The stimulus program “was riddled with a massive labor scheme that harmed workers and cheated unsuspecting American taxpayers,” they reported in September 2014. Contractors “avoided state and federal taxes and undercut law-abiding competitors,” while “they exploited workers desperate for jobs, depriving them of unemployment benefits and often workers’ compensation insurance.” By the time the failures and frauds were uncovered, though, it was far too late to salvage any of the borrowed cash that fueled the stimulus program. …

Clinton’s plan also envisions green-energy investments, using almost the same slogans as the Obama administration in 2009. Her website promises to make America “the clean energy superpower of the world,” and the installation of a half-billion solar panels by 2021. Obama promised that too, but much of the money wound up going down the drain at Solyndra, Fisker, and SoloPower. Other funds ended up in the hands of Obama’s bundlers, such as Daniel Cruise of Alcoa, a company that doesn’t exactly need taxpayer subsidies to thrive.

In other words, Hillary Clinton proposes the very same policies that did not produce a dynamic economic expansion expected after the Great Recession, that created opportunities for billions of dollars in fraud and exploitation of workers, and that operated as a crony-capitalist ATM at the expense of frustrated taxpayers. It’s not just a rehash of failed proposals; it’s a doubling down on corruption and the same central planning that Obama promised would deliver to working-class Americans seven years ago.


Perhaps Republicans should stop arguing that Hillary wants to be Barack Obama’s third term. It looks more like she wants to be his first term.

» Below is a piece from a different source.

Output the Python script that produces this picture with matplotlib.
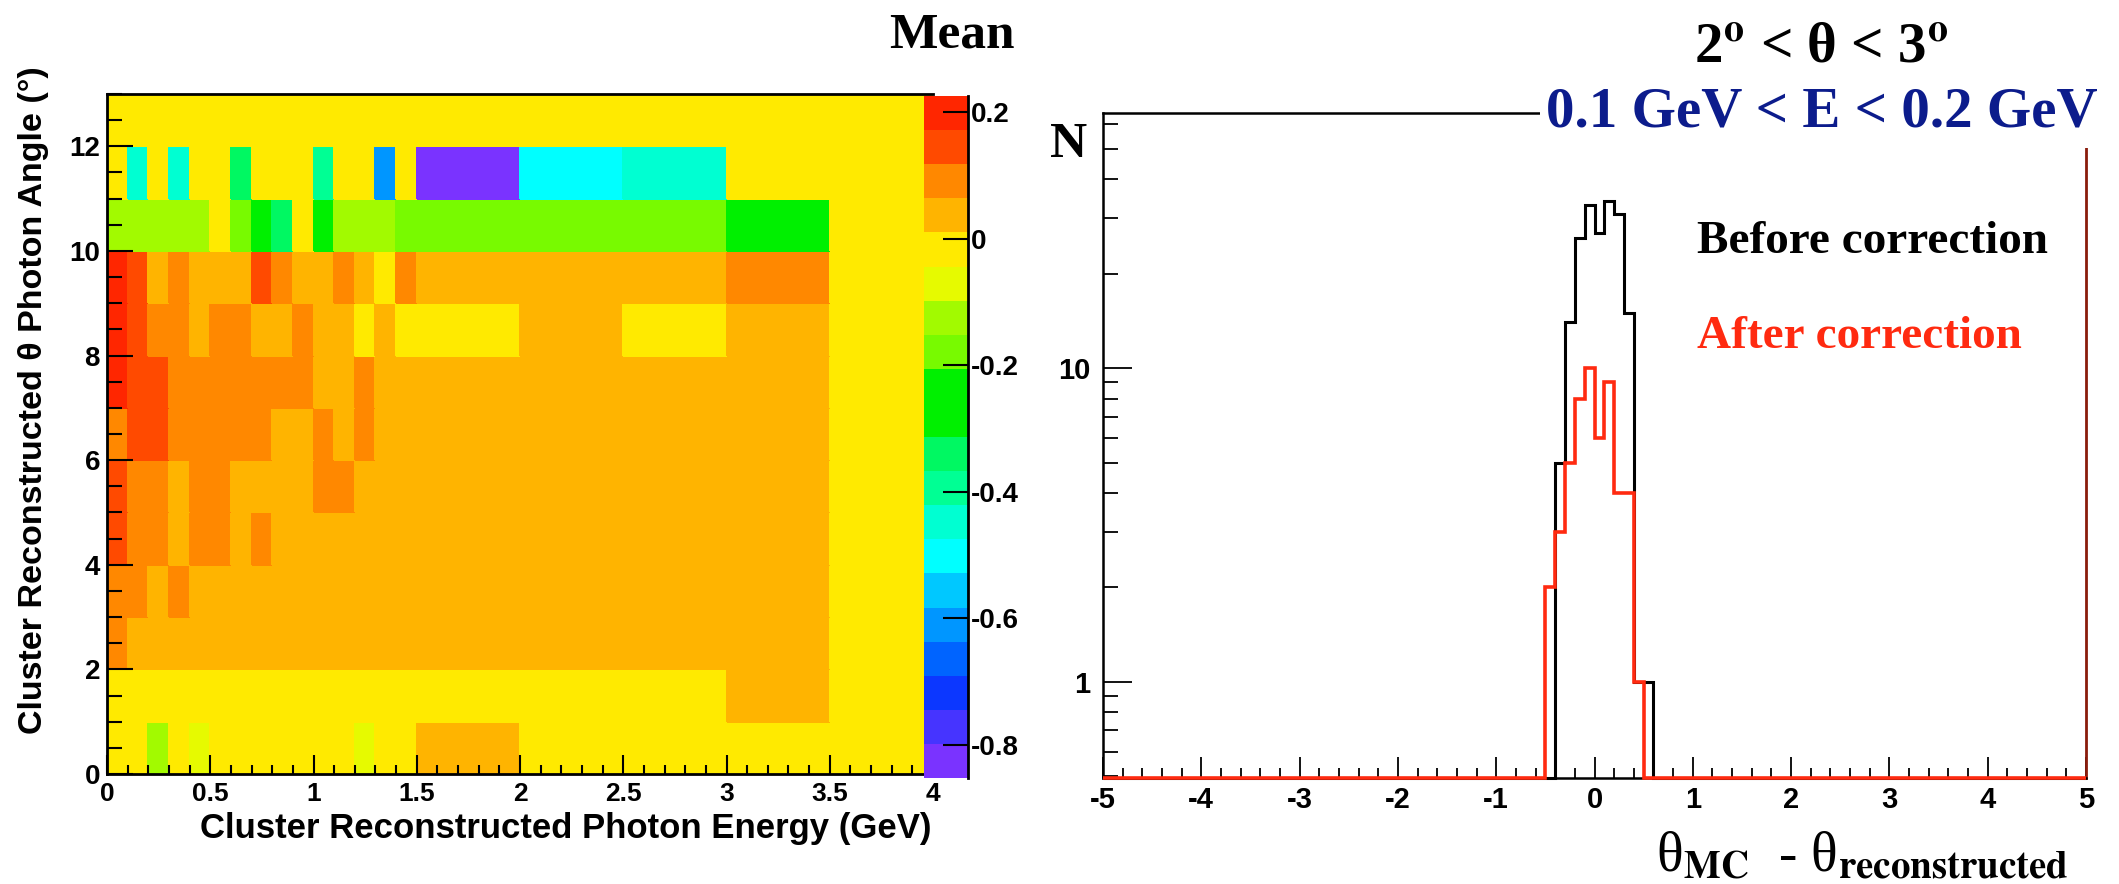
import matplotlib as mpl
import matplotlib.pyplot as plt
import numpy as np
from matplotlib.colors import ListedColormap, BoundaryNorm
from matplotlib.patches import Rectangle
from matplotlib.ticker import FixedLocator, NullFormatter

mpl.rcParams['axes.unicode_minus'] = False
mpl.rcParams['mathtext.fontset'] = 'stix'
mpl.rcParams['font.family'] = 'Liberation Sans'
mpl.rcParams['font.weight'] = 'bold'

W, H = 2119, 884

# ---- left panel: mean of theta_MC - theta_rec per (E, theta) cell ----
e_edges = [0.0, 0.1, 0.2, 0.3, 0.4, 0.5, 0.6, 0.7, 0.8, 0.9, 1.0,
           1.1, 1.2, 1.3, 1.4, 1.5, 2.0, 2.5, 3.0, 3.5, 4.0]
theta_edges = [0, 1, 2, 3, 4, 5, 6, 7, 8, 9, 10, 11, 12, 13]

# rows from theta = 0 (bottom) to theta = 12 (top)
mean_vals = [
    [0, 0, -0.12, 0, -0.07, 0, 0, 0, 0, 0, 0, 0, -0.07, 0, 0, 0.04, 0, 0, 0, 0],
    [0, 0, 0, 0, 0, 0, 0, 0, 0, 0, 0, 0, 0, 0, 0, 0, 0, 0, 0.04, 0],
    [0.09, 0.04, 0.04, 0.04, 0.04, 0.04, 0.04, 0.04, 0.04, 0.04, 0.04, 0.04, 0.04, 0.04, 0.04, 0.04, 0.04, 0.04, 0.04, 0],
    [0.09, 0.09, 0.04, 0.09, 0.04, 0.04, 0.04, 0.04, 0.04, 0.04, 0.04, 0.04, 0.04, 0.04, 0.04, 0.04, 0.04, 0.04, 0.04, 0],
    [0.15, 0.09, 0.09, 0.04, 0.09, 0.09, 0.04, 0.09, 0.04, 0.04, 0.04, 0.04, 0.04, 0.04, 0.04, 0.04, 0.04, 0.04, 0.04, 0],
    [0.15, 0.09, 0.09, 0.04, 0.09, 0.09, 0.04, 0.04, 0.04, 0.04, 0.09, 0.09, 0.04, 0.04, 0.04, 0.04, 0.04, 0.04, 0.04, 0],
    [0.09, 0.15, 0.15, 0.09, 0.09, 0.09, 0.09, 0.09, 0.04, 0.04, 0.09, 0.04, 0.09, 0.04, 0.04, 0.04, 0.04, 0.04, 0.04, 0],
    [0.20, 0.15, 0.15, 0.09, 0.09, 0.09, 0.09, 0.09, 0.09, 0.09, 0.04, 0.04, 0.09, 0.04, 0.04, 0.04, 0.04, 0.04, 0.04, 0],
    [0.20, 0.15, 0.09, 0.09, 0.04, 0.09, 0.09, 0.04, 0.04, 0.09, 0.04, 0.04, 0, 0.04, 0, 0, 0.04, 0, 0.04, 0],
    [0.20, 0.15, 0.04, 0.09, 0.04, 0.04, 0.04, 0.15, 0.09, 0.04, 0.04, 0.09, 0.04, 0, 0.09, 0.04, 0.04, 0.04, 0.09, 0],
    [-0.12, -0.12, -0.12, -0.12, -0.12, 0, -0.18, -0.23, -0.34, 0, -0.23, -0.12, -0.12, -0.12, -0.18, -0.18, -0.18, -0.18, -0.23, 0],
    [0, -0.45, 0, -0.45, 0, 0, -0.34, 0, 0, 0, -0.39, 0, 0, -0.61, 0, -0.83, -0.50, -0.45, 0, 0],
    [0, 0, 0, 0, 0, 0, 0, 0, 0, 0, 0, 0, 0, 0, 0, 0, 0, 0, 0, 0],
]
z_min, z_max = -0.852, 0.2253

# old ROOT "pretty" palette, 20 contours (low -> high)
palette = ['#7a33ff', '#4634ff', '#0c37ff', '#0064ff', '#0096ff', '#00c8ff',
           '#00ffff', '#00ffd2', '#00ff94', '#00f862', '#00f000', '#00f000',
           '#78fa00', '#a2fa00', '#e6fa00', '#ffea00', '#ffb400', '#ff8800',
           '#ff4a00', '#ff2600']

# ---- right panel: theta_MC - theta_rec, log scale ----
hist_lo, hist_hi, hist_w = -5.0, 5.0, 0.1
peak_first_bin = -0.5
n_before = [0, 5, 14, 26, 33, 27, 34, 31, 15, 1, 1]
n_after = [2, 3, 5, 8, 10, 6, 9, 4, 4, 1, 0]
y_lo, y_hi = 0.494, 65


def fx(x):
    return x / W


def fy(y):
    return 1 - y / H


fig = plt.figure(figsize=(W / 100, H / 100), dpi=100)

# heatmap
ax1 = fig.add_axes([fx(107), fy(774), fx(933) - fx(107), fy(94) - fy(774)])
cmap = ListedColormap(palette)
norm = BoundaryNorm(np.linspace(z_min, z_max, len(palette) + 1), cmap.N)
mesh = ax1.pcolormesh(e_edges, theta_edges, np.array(mean_vals), cmap=cmap,
                      norm=norm, edgecolors='face', linewidth=0.3)
ax1.set_xlim(0, 4)
ax1.set_ylim(0, 13)
ax1.set_xticks([0, 0.5, 1, 1.5, 2, 2.5, 3, 3.5, 4])
ax1.set_xticklabels(['0', '0.5', '1', '1.5', '2', '2.5', '3', '3.5', '4'])
ax1.set_yticks([0, 2, 4, 6, 8, 10, 12])
ax1.set_yticklabels(['0', '2', '4', '6', '8', '10', '12'])
ax1.xaxis.set_minor_locator(FixedLocator(np.arange(0, 4.01, 0.1)))
ax1.yaxis.set_minor_locator(FixedLocator(np.arange(0, 13.01, 0.5)))
ax1.tick_params(axis='x', which='major', direction='in', length=14, width=1.5,
                labelsize=19, pad=6, top=False)
ax1.tick_params(axis='x', which='minor', direction='in', length=6.5, width=1.5, top=False)
ax1.tick_params(axis='y', which='major', direction='in', length=19, width=1.5,
                labelsize=20, pad=5, right=False)
ax1.tick_params(axis='y', which='minor', direction='in', length=11, width=1.5, right=False)
for s in ['left', 'bottom', 'top']:
    ax1.spines[s].set_linewidth(2)
ax1.spines['right'].set_visible(False)

fig.text(fx(931), fy(838), 'Cluster Reconstructed Photon Energy (GeV)',
         ha='right', va='baseline', fontsize=25, fontweight='bold')
fig.text(fx(34), fy(66), 'Cluster Reconstructed θ Photon Angle (°)',
         rotation=90, rotation_mode='anchor', ha='right', va='center',
         fontsize=24.5, fontweight='bold')

# palette axis
cax = fig.add_axes([fx(924), fy(778), fx(968) - fx(924), fy(96) - fy(778)], zorder=5)
cb = fig.colorbar(mesh, cax=cax, ticks=[0.2, 0, -0.2, -0.4, -0.6, -0.8])
cb.outline.set_visible(False)
cax.set_yticklabels(['0.2', '0', '-0.2', '-0.4', '-0.6', '-0.8'])
cax.yaxis.set_ticks_position('right')
cax.tick_params(axis='y', direction='in', length=18, width=1.5, labelsize=20, pad=2)
cax.minorticks_off()
cax.spines['right'].set_visible(True)
cax.spines['right'].set_linewidth(2)

fig.text(fx(952), fy(48), 'Mean', ha='center', va='baseline',
         fontsize=37, fontweight='bold', family='Liberation Serif')

# histogram
edges = np.round(np.arange(hist_lo, hist_hi + hist_w / 2, hist_w), 2)
cnt_before = np.zeros(len(edges) - 1)
cnt_after = np.zeros(len(edges) - 1)
i0 = int(round((peak_first_bin - hist_lo) / hist_w))
cnt_before[i0:i0 + len(n_before)] = n_before
cnt_after[i0:i0 + len(n_after)] = n_after

ax2 = fig.add_axes([fx(1103), fy(778), fx(2086) - fx(1103), fy(113) - fy(778)])
ax2.set_yscale('log')
ax2.stairs(np.clip(cnt_before, y_lo, None), edges, baseline=None, color='black',
           lw=2.2, clip_on=False, zorder=2)
ax2.stairs(np.clip(cnt_after, y_lo, None), edges, baseline=None, color='#ff2a10',
           lw=2.6, clip_on=False, zorder=3)
ax2.set_xlim(hist_lo, hist_hi)
ax2.set_ylim(y_lo, y_hi)
ax2.set_xticks(np.arange(-5, 6, 1))
ax2.set_xticklabels(['-5', '-4', '-3', '-2', '-1', '0', '1', '2', '3', '4', '5'])
ax2.xaxis.set_minor_locator(FixedLocator(np.arange(-5, 5.01, 0.2)))
ax2.yaxis.set_major_locator(FixedLocator([1, 10]))
ax2.yaxis.set_major_formatter(mpl.ticker.FixedFormatter(['1', '10']))
ax2.yaxis.set_minor_locator(FixedLocator([0.5, 0.6, 0.7, 0.8, 0.9, 2, 3, 4, 5, 6, 7, 8, 9,
                                          20, 30, 40, 50, 60]))
ax2.yaxis.set_minor_formatter(NullFormatter())
ax2.tick_params(axis='x', which='major', direction='in', length=15, width=1.3,
                labelsize=21, pad=6, top=False)
ax2.tick_params(axis='x', which='minor', direction='in', length=7, width=1.3, top=False)
ax2.tick_params(axis='y', which='major', direction='in', length=21, width=1.3,
                labelsize=21, pad=9, right=False)
ax2.tick_params(axis='y', which='minor', direction='in', length=11, width=1.3, right=False)
for s in ['left', 'bottom', 'top']:
    ax2.spines[s].set_linewidth(1.8)
ax2.spines['right'].set_color('#8a1c0c')
ax2.spines['right'].set_linewidth(2)

# white slide box behind the energy range text
fig.patches.append(Rectangle((fx(1540), fy(148)), fx(W) - fx(1540), fy(70) - fy(148),
                             transform=fig.transFigure, facecolor='white',
                             edgecolor='none', zorder=10))

serif = 'Liberation Serif'
fig.text(fx(1694), fy(62), '2$^{\\mathbf{o}}$ < θ < 3$^{\\mathbf{o}}$', ha='left',
         va='baseline', fontsize=41, fontweight='bold', family=serif, zorder=11)
fig.text(fx(1546), fy(127), '0.1 GeV < E < 0.2 GeV', ha='left', va='baseline',
         fontsize=41, fontweight='bold', family=serif, color='#0c1c8c', zorder=11)
fig.text(fx(1050), fy(157), 'N', ha='left', va='baseline', fontsize=37,
         fontweight='bold', family=serif)
fig.text(fx(1697), fy(253), 'Before correction', ha='left', va='baseline',
         fontsize=34, fontweight='bold', family=serif, color='black')
fig.text(fx(1697), fy(348), 'After correction', ha='left', va='baseline',
         fontsize=34, fontweight='bold', family=serif, color='#ff2a10')
fig.text(fx(1656), fy(872), 'θ$_{\\mathbf{MC}}$  - θ$_{\\mathbf{reconstructed}}$',
         ha='left', va='baseline', fontsize=40, fontweight='normal', family=serif)

fig.savefig('out.png', dpi=100)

Update: Byron York thinks she may have said “we aren’t,” but it sounds like “we are” to both me and Fox 42’s Tom Becka, who first reported it. That declaration wouldn’t have made any sense, though, because she was hammering Trump over his tax cuts and didn’t claim that Trump wanted to raise taxes on anyone. It seems pretty clear that she wanted to promise to raise taxes on the upper class, but fumbled the delivery.